Since the launching of the PNG’s own currency the people were still using the Australian dollars and cents for eight months until the dual currency period ended on December 31 1975.

The essence and relevance of the message central to the new currency back in April 19 1975 is very much still relevant today after 46 years.

Creating wealth for PNG and its equitable distribution to all our citizens is a mammoth task, but it is for the good and wellbeing of the majority.

This is a direct challenge to all current lawmakers (politicians), who have volunteered to be people’s servants to take heed of the messages one few remaining pioneer PNG leaders.

Most of what our seniors and elders said in the early stages of PNG’s nationhood are still very relevant.

Today, PNG is handling greater wealth than 46 years ago, but much of this wealth is melting away in the process of delivery system and not trickling down to village level.

Didn’t PNG reach the pass-over year in September 2015? What has happened to our beloved Kina and Toea?

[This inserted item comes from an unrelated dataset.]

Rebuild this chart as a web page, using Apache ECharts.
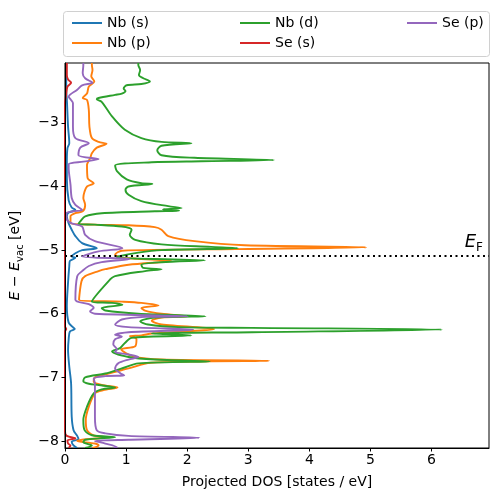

Why is there scarce of our currency?

The Kina has sunk to rock bottom low and it can die if nothing is done to save it.

It is time for some serious thinking and action by our current MPs as to whether the nation’s wealth is benefiting the majority of our people.

If not they are duty bound as well as morally obliged to fix it.

The architects of PNG’s financial and State institutions are called by their name and number to rise, re-group and do the right thing to salvage the fast-sinking MV PNG from bankruptcy and total economic collapse.

They include Prime Minister James Marape, two former prime ministers, Sir Julius, Paias Wingti and Peter O’Neill, as well as currently long-serving and outstanding MPs, Sir Peter Ipatas, Sir Puka Temu, Chris Haiveta, William Duma, Charles Abel, Dr Allan Marat, Patrick Pruaitch, Allan Bird, Kerenga Kua, Garry Juffa, Joseph Lelang and Belden Namah.